De nuevo, manos violentas apresaron a la joven. El cristal, abierto al principio, para que el aire la sacara de su síncope, fue bajado apresuradamente. Después resonaron en su oído estas palabras, en un susurro de rabia y de amenaza:
-¡Infame!.. porque vuestro amante ha muerto queréis la vergüenza y la ruina de todos los vuestros. ¡Hacedlo!.. Arrojad a dos familias en vuestro fango. Pero, entonces, habrá otra sangre en ese fango... Y sangre que os es querida.
«Porque mi amante ha muerto...» se repitió Solange, en tanto que un estupor horrible un frío mortal la paralizaba. «Porque mi amante ha muerto... Y yo soy la Condesa de Herquancy... Y mis padres, él Marqués y la Marquesa de Alligné, me aguardan esta noche... Y mi marido espera una embajada... Y mi hija, mi hija...»
Inmóvil, presado una especie de atontamiento, veía flotar en ella imágenes; el comedor de la Louvette con las dos viejas cabezas queridas bajo la claridad de la araña... Salones oficiales, en los que su marido, el arrogante Máximo, paseaba el orgullo de su nombre, un glorioso recuerdo militar, el prestigio que ejerce un carácter inflexible y secreto. Y, sobre todo... sobre todo... la sala de estudios donde había abrazado a su pequeña Bérangère pocas horas antes... Los ojos azules de la niña se alzaban hacia ella...
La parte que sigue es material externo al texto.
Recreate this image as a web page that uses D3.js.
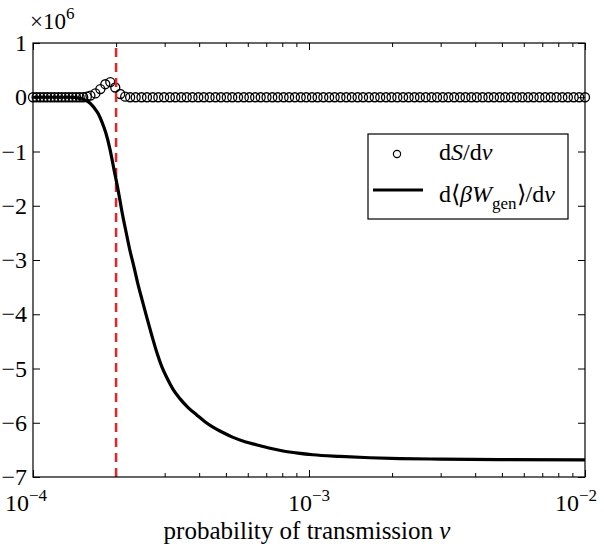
<!DOCTYPE html>
<html>
<head>
<meta charset="utf-8">
<script src="https://cdn.jsdelivr.net/npm/d3@7"></script>
<style>
  html, body { margin: 0; padding: 0; background: #fff; }
  svg { display: block; font-family: "Liberation Serif", "Times New Roman", serif; }
  svg text { font-family: "Liberation Serif", "Times New Roman", serif; }
</style>
</head>
<body>
<svg id="chart" width="604" height="547"></svg>
<script>
// ---- data ----
// log10 of transmission probability for the dS/dv circles
const circleExp = [
  -4.000, -3.987, -3.974, -3.961, -3.948, -3.935, -3.922, -3.909, -3.896, -3.883,
  -3.870, -3.857, -3.844, -3.831, -3.818, -3.805, -3.792,
  -3.774, -3.756, -3.738, -3.720, -3.702, -3.684, -3.666, -3.648,
  -3.628, -3.607, -3.587, -3.566, -3.546, -3.525, -3.504, -3.484, -3.463, -3.443,
  -3.422, -3.401, -3.381, -3.360, -3.339, -3.319, -3.298, -3.278, -3.257, -3.236,
  -3.216, -3.195, -3.175, -3.154, -3.133, -3.113, -3.092, -3.072, -3.051, -3.030,
  -3.010, -2.989, -2.969, -2.948, -2.927, -2.907, -2.886, -2.865, -2.845, -2.824,
  -2.804, -2.783, -2.762, -2.742, -2.721, -2.701, -2.680, -2.659, -2.639, -2.618,
  -2.598, -2.577, -2.556, -2.536, -2.515, -2.495, -2.474, -2.453, -2.433, -2.412,
  -2.392, -2.371, -2.350, -2.330, -2.309, -2.289, -2.268, -2.247, -2.227, -2.206,
  -2.186, -2.165, -2.144, -2.124, -2.103, -2.082, -2.062, -2.041, -2.021, -2.000
];
// dS/dv (x10^6)
const dSdv = [
  0, 0, 0, 0, 0, 0, 0, 0, 0, 0,
  0, 0, 0, 0, 0, 0.01, 0.03,
  0.07, 0.15, 0.24, 0.28, 0.18, 0.06, 0.01, 0,
  0, 0, 0, 0, 0, 0, 0, 0, 0, 0,
  0, 0, 0, 0, 0, 0, 0, 0, 0, 0,
  0, 0, 0, 0, 0, 0, 0, 0, 0, 0,
  0, 0, 0, 0, 0, 0, 0, 0, 0, 0,
  0, 0, 0, 0, 0, 0, 0, 0, 0, 0,
  0, 0, 0, 0, 0, 0, 0, 0, 0, 0,
  0, 0, 0, 0, 0, 0, 0, 0, 0, 0,
  0, 0, 0, 0, 0, 0, 0, 0, 0, 0
];
// log10 v for the d<beta W_gen>/dv curve
const lineExp = [
  -4.000, -3.866, -3.830, -3.808, -3.793, -3.779, -3.764, -3.750, -3.736, -3.721,
  -3.707, -3.692, -3.678, -3.663, -3.649, -3.634, -3.620, -3.605, -3.587, -3.569,
  -3.551, -3.533, -3.514, -3.493, -3.467, -3.438, -3.406, -3.377, -3.348, -3.312,
  -3.275, -3.232, -3.188, -3.141, -3.094, -3.040, -2.986, -2.888, -2.779, -2.670,
  -2.525, -2.308, -2.000
];
// d<beta W_gen>/dv (x10^6)
const dWdv = [
  0, 0, -0.02, -0.06, -0.11, -0.19, -0.30, -0.46, -0.66, -0.96,
  -1.32, -1.70, -2.10, -2.48, -2.82, -3.13, -3.44, -3.73, -4.07, -4.40,
  -4.71, -4.97, -5.18, -5.38, -5.56, -5.72, -5.86, -5.98, -6.08, -6.18,
  -6.27, -6.35, -6.41, -6.47, -6.52, -6.56, -6.59, -6.62, -6.645, -6.66,
  -6.67, -6.68, -6.685
];
const threshold = 2e-4;
const xDomain = [1e-4, 1e-2];
const yDomain = [-7, 1];
const yTicks = [1, 0, -1, -2, -3, -4, -5, -6, -7];
const xMajorExp = [-4, -3, -2];
const xMinorMult = [2, 3, 4, 5, 6, 7, 8, 9];

// ---- layout ----
const FONT = "Liberation Serif";
const W = 604, H = 547;
const m = { left: 33, right: 19, top: 43, bottom: 70 };
const iw = W - m.left - m.right, ih = H - m.top - m.bottom;
const svg = d3.select("#chart");
const g = svg.append("g").attr("transform", `translate(${m.left},${m.top})`);

const x = d3.scaleLog().domain(xDomain).range([0, iw]);
const y = d3.scaleLinear().domain(yDomain).range([ih, 0]);

const majors = xMajorExp.map(e => Math.pow(10, e));
const minors = [];
xMajorExp.slice(0, -1).forEach(e => xMinorMult.forEach(k => minors.push(k * Math.pow(10, e))));

const minus = s => String(s).replace("-", "\u2212");

// minor ticks (bottom/top)
g.append("g").attr("transform", `translate(0,${ih})`)
  .call(d3.axisBottom(x).tickValues(minors).tickSizeInner(-4).tickSizeOuter(0).tickFormat(""))
  .call(a => a.select(".domain").remove());
g.append("g")
  .call(d3.axisTop(x).tickValues(minors).tickSizeInner(-4).tickSizeOuter(0).tickFormat(""))
  .call(a => a.select(".domain").remove());
// major x ticks
g.append("g").attr("transform", `translate(0,${ih})`)
  .call(d3.axisBottom(x).tickValues(majors).tickSizeInner(-7).tickSizeOuter(0).tickFormat(""))
  .call(a => a.select(".domain").remove());
g.append("g")
  .call(d3.axisTop(x).tickValues(majors).tickSizeInner(-7).tickSizeOuter(0).tickFormat(""))
  .call(a => a.select(".domain").remove());

// y axes
const yl = g.append("g")
  .call(d3.axisLeft(y).tickValues(yTicks).tickSizeInner(-7).tickSizeOuter(0).tickPadding(6).tickFormat(d => minus(d)));
yl.attr("font-family", FONT).attr("font-size", 24);
yl.select(".domain").remove();
yl.selectAll("text").attr("fill", "#000");
g.append("g").attr("transform", `translate(${iw},0)`)
  .call(d3.axisRight(y).tickValues(yTicks).tickSizeInner(-7).tickSizeOuter(0).tickFormat(""))
  .call(a => a.select(".domain").remove());

g.selectAll(".tick line").attr("stroke", "#000").attr("stroke-width", 1);

// x tick labels 10^e
xMajorExp.forEach((e, i) => {
  const px = x(Math.pow(10, e));
  let dx = 0;
  if (i === 0) { dx = -7; }
  if (i === xMajorExp.length - 1) { dx = -9; }
  const t = g.append("text").attr("x", px + dx).attr("y", ih + 34)
    .attr("text-anchor", "middle").attr("font-family", FONT).attr("font-size", 24).attr("fill", "#000");
  t.append("tspan").text("10");
  t.append("tspan").attr("dy", -10).attr("font-size", 17).text(minus(e));
});

// axis title
const xt = g.append("text").attr("x", iw / 2 - 2).attr("y", ih + 62)
  .attr("text-anchor", "middle").attr("font-family", FONT).attr("font-size", 25).attr("fill", "#000");
xt.append("tspan").text("probability of transmission ");
xt.append("tspan").attr("font-style", "italic").text("v");

// x10^6
const mult = svg.append("text").attr("x", 30).attr("y", 29).attr("font-family", FONT)
  .attr("font-size", 23).attr("fill", "#000");
mult.append("tspan").text("\u00d710");
mult.append("tspan").attr("dy", -10).attr("font-size", 17).text("6");

// circles
g.append("g").selectAll("circle").data(circleExp).join("circle")
  .attr("cx", e => x(Math.pow(10, e)))
  .attr("cy", (e, i) => y(dSdv[i]))
  .attr("r", 4.5)
  .attr("fill", "none").attr("stroke", "#000").attr("stroke-width", 1.3);

// threshold line
g.append("line")
  .attr("x1", x(threshold)).attr("x2", x(threshold))
  .attr("y1", ih).attr("y2", 0)
  .attr("stroke", "#e3262b").attr("stroke-width", 2.5).attr("stroke-dasharray", "9,6");

// curve
const line = d3.line()
  .x(e => x(Math.pow(10, e)))
  .y((e, i) => y(dWdv[i]))
  .curve(d3.curveMonotoneX);
g.append("path").datum(lineExp).attr("d", line)
  .attr("fill", "none").attr("stroke", "#000").attr("stroke-width", 3.2);

// frame
g.append("rect").attr("x", 0).attr("y", 0).attr("width", iw).attr("height", ih)
  .attr("fill", "none").attr("stroke", "#000").attr("stroke-width", 1.2);

// legend
const lg = svg.append("g").attr("font-family", FONT);
lg.append("rect").attr("x", 368).attr("y", 134).attr("width", 200).attr("height", 85)
  .attr("fill", "#fff").attr("stroke", "#000").attr("stroke-width", 1.2);
lg.append("circle").attr("cx", 397).attr("cy", 154).attr("r", 3.6)
  .attr("fill", "none").attr("stroke", "#000").attr("stroke-width", 1.2);
lg.append("line").attr("x1", 373).attr("x2", 423).attr("y1", 190).attr("y2", 190)
  .attr("stroke", "#000").attr("stroke-width", 3.2);
const t1 = lg.append("text").attr("x", 439).attr("y", 160).attr("font-size", 24).attr("fill", "#000");
t1.append("tspan").text("d");
t1.append("tspan").attr("font-style", "italic").text("S");
t1.append("tspan").text("/d");
t1.append("tspan").attr("font-style", "italic").text("v");
const t2 = lg.append("text").attr("x", 439).attr("y", 202).attr("font-size", 24).attr("fill", "#000");
t2.append("tspan").text("d\u27e8");
t2.append("tspan").attr("font-style", "italic").text("\u03b2W");
t2.append("tspan").attr("font-size", 17).attr("dy", 7).text("gen");
t2.append("tspan").attr("dy", -7).text("\u27e9/d");
t2.append("tspan").attr("font-style", "italic").text("v");
</script>
</body>
</html>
Todo resorte se quebró en Solange. Las duras manos que la oprimían sintieron el doblegamiento de las fibras y de los nervios, como sí la substancia misma de esa brillante criatura se hubiera fundido de dolor.
En ese momento, el automóvil se detuvo. Tres de sus ocupantes bajaron: dos hombres y una mujer. Por un instinto de pudor defensivo, la mujer, aunque desfalleciente, tuvo la presencia de ánimo y la viva destreza de bajar en torno de su cabeza el espeso velo, arrebatado por su temeraria empresa amorosa. Por otra parte, nadie se fijó en ellos.
Esperaron, en un rincón un tanto obscuro del andén, que llegara de París el primer tren en dirección a Montereau, lo que no tardó- en suceder.
Uno de los hombres, el personaje delgado y elegante que había dicho: «Habría que retirar el «puñal», corrió a lo largo de los coches para encontrar un compartimiento vacío. Precisamente no había nadie en «Señoras solas»
Se vio a dos caballeros, en traje de automovilistas, llenos de solicitud para una graciosa compañera que la izaban, la instalaban, lo más galantemente del mundo; y tal vez algún observador se sorprendió de que después de atenciones tan manifiestas, esos personajes se despidieran de la dama sin descubrirse. Pero esto se explicaba por la complicación de sus herméticos tocados. Se volvieron a su automóvil, no sin haber verificado antes, por una atención postrera que el tren se ponía en plena marcha... El vehículo de ellos partió enseguida a su vez, con un andar no menos rápido.
Sola acurrucada en el rincón de un coche con los ojos agrandados y fijos, los dedos torcidos juntos hasta quebrarse la Condesa de Herquancy trataba de ver de frente, todo el horror de su destino.